Saturday, 1 December 2007

What's a successful war?

[Note: I posted this in the Postsecret chat forum.]

quite_aware wrote:

Terrible. I know that its something the government must do, to fight a successful war. But what does that mean anyway?
No war is a true success. Especially this one.

True. We can't know until years, even decades, after a war whether it was a success or not. In the current Long War or Global War on Terror, we're only in the middle of the beginning. Way too early to know what will come of it, even accounting for the sped up digital information age.

At its essence, war is civilizational change. The war process, when viewed out of context, is a destructive process. When war is viewed in context, we can see that what we understand as historical success, or victory, is largely determined in the peace-building constructive process that flows from war. War only determines who has dominant control; it's up to the victor to grow peace and civilization from the rubble of the battle. Usually, the peace-building 'post-war' is longer, more complicated and difficult, wearisome and more expensive than the war itself. For example, we learn in school that the Civil War ended in 1865 with the formal surrender of the Confederacy. But think about it: how long and hard was the the short-term and long-term aftermath? The upheavals of Reconstruction, the loss of patience for Reconstruction that led to the compromise between North and South settling upon the Jim Crow South, and the wars, migrations and disruption of economy that eventually culminated in the Civil Rights movement a hundred!! years later. Some would say even today we're not finished with the post-war of the Civil War yet.

Today, the Vietnam War continues to have a profound effect on our society, how we view war, and has provided to our enemies an effective blueprint of our weaknesses. With WW2, we still have large contingents of troops in Europe and Asia providing post-war security and stability. In Korea, where I served in the 90s, the 1950-53 Korean War that utterly devastated an already war-torn country actually began 5 years after the post-WW2 transitional occupation began, and we still don't know the outcome for greater Korea, although we should all be justifiably proud of the social, economic, and political evolution that has taken place in South Korea during our stay there. (Since WW2, when we've been war victors, we've been pretty good post-war peace-builders, too.)

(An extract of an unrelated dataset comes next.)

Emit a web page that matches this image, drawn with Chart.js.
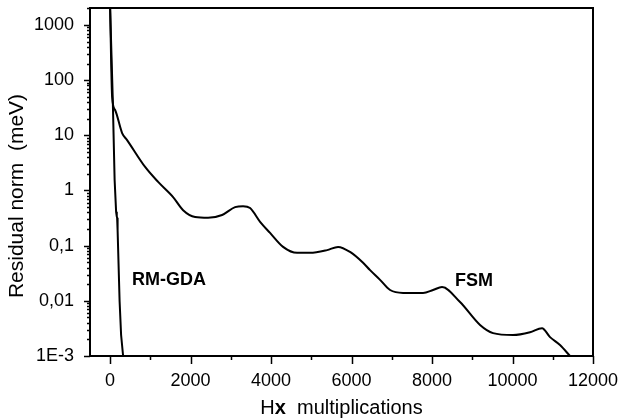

The interesting thing about the current Long War is the lack of simply distinct phases, in the sense of major combat separate from security and stabilization, and nation-building. In traditional war, like WW2, you can have distinct phases. In an insurgency war, the phases twist around each other. Our military is acting as a humanitarian aid agency, like the Peace Corps on steroids, in Iraq and Afghanistan, while simultaneously acting as a diplomatic force, police force, and war-fighting force. I don't know how the heck our soldiers are able to do it all, but they're doing it. Our military has progressed impressively considering that when 9/11 happened, we didn't know how to do a full-spectrum counter-insurgency - which explains why our enemy uses an insurgency strategy (d'uh!). But just as our enemy has evolved (and war is highly evolutionary), we have evolved, too, just in a slower, more cumbersome, disrupted (read: politicized) fashion. After years of stubbornly trying to avoid it (read: Rumsfeld), we finally have a true counter-insurgency leader, GEN Petraeus, leading a legitimate counter-insurgency strategy in Iraq. If we can succeed in Iraq, we'll finally have solid grounding for fighting and defeating the enemy's global insurgency strategy.

Before his assassination, JFK wanted us to become proficient at counter-insurgency, because he foresaw insurgency as the greatest threat to a liberal world order. The Vietnam War derailed JFK's vision and, as a result, our modern enemy holds the initiative. Hopefully, George Bush Jr and his successor, be s/he Democratic or Republican, will finally establish as institutional doctrine the counter-insurgency force that JFK tried to start last century.

Maybe because we all grew up learning about the glory of past generations' traditional wars, and learned revulsion for insurgency wars (eg, big part of Vietnam, Somalia, Rwanda), it's harder for many of us to understand and accept what's going on in our generation's war.